Hayley Chiba
Location: Bristol, UK
Age: 50
Job title: Financial controller, owner of Better Numbers Ltd.
Instructor of: Learn Business Finance: Win More Work as a Business Coach
It’s fairly common for Udemy instructors to take courses on the platform. And sometimes our students wind up inspired to create their own courses too. Hayley Chiba is an example of the latter.
Already well-established in her field of accounting and finance, Hayley came to Udemy because she was interested in hosting a webinar. She runs her own business Better Numbers Limited,, offering financial controllership services to companies. Small businesses approach Hayley regularly looking for advice, but she simply doesn’t have the bandwidth to do one-on-one consultations with all of them. “So many small companies go out of business even though they have brilliant ideas, because they mismanage their finances” Hayley explains.
She thought a webinar would be the perfect vehicle for answering frequently asked questions for all of those businesses in one fell swoop.
In searching for guidance on how to create an effective webinar, she came across Udemy. She was impressed with how much information she could access at an affordable price. Ordinarily, to get this depth of training, she’d “go somewhere in town, spend the whole afternoon, take notes, try to remember everything, and then that’s the end of course.” She much preferred being able to go back, rewatch lectures, and ask questions on Udemy.
The convenience and flexibility of Udemy got her thinking.
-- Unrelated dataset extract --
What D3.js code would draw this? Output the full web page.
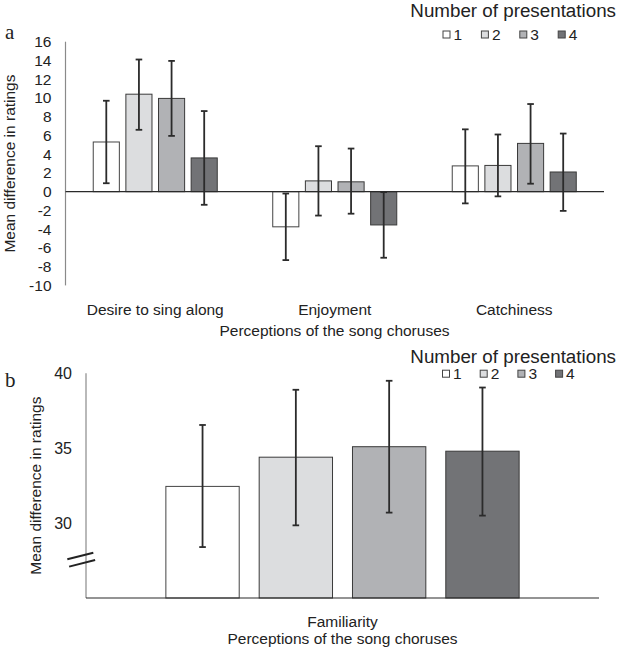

Her past experiences with webinars weren’t actually that great. She felt pressured to perform for an hour and make every second valuable. It was also hard to find the optimal schedule so participants located in many different time zones could attend. Like all of us, she’d registered for webinars herself only to be unavailable to join at the appointed hour.
Discovering the Udemy approach was an “aha” moment for Hayley, a novice to online learning. She was accustomed to accountancy training, which followed a set syllabus and used fairly dry content. “Being able to take the courses on your own schedule is a really powerful thing,” she says now. She also appreciates that Udemy’s courses are skills-based, not academic, and immediately relevant to her professional work. She liked being able to choose from various instructors, each with their personal view and experience on a topic.
Hayley was NOT a newbie to leading a training session, however. She spent 25 years as financial controller at a huge pharmaceutical company and gave a lot of presentations to her department. When she decided to switch from creating a webinar to creating a Udemy course, she felt pretty confident about developing the content but was less sure of the technical aspects. She was relieved to find lots of support in Udemy’s private Facebook group for instructors. “If I did this in isolation, I would have had no one to ask,” she says, “but on Facebook, I could ask about my audio and video quality before doing the whole course, and someone would always answer.”
There are big advantages to teaching online compared with Hayley’s previous corporate training and webinar experiences. First, instead of being in the hot seat for an hour in real time, she can pace herself and think through her content carefully. She can also go back and edit her videos to make sure she gets her points across effectively.
Hayley’s first course, “Learn Business Finance: Win More Work as a Business Coach,” launched January 2016. It’s worth noting that Hayley continues to support herself through her consultancy and didn’t become a Udemy instructor to make money. Her real motivation is to share important information with small businesses and help more of them learn how to manage their finances; that’s why she’s given away so many courses for free.
Hayley also wants to “get my expertise out there as much as I can,” and teaching on Udemy is a great way to raise her professional profile. The audience for her Udemy course isn’t the same as the one for her consulting business. Now she’s focused on the marketing side of being a Udemy instructor with activities like guest blogging; promoting her course in newsletters, her website, and social media; and building an email list.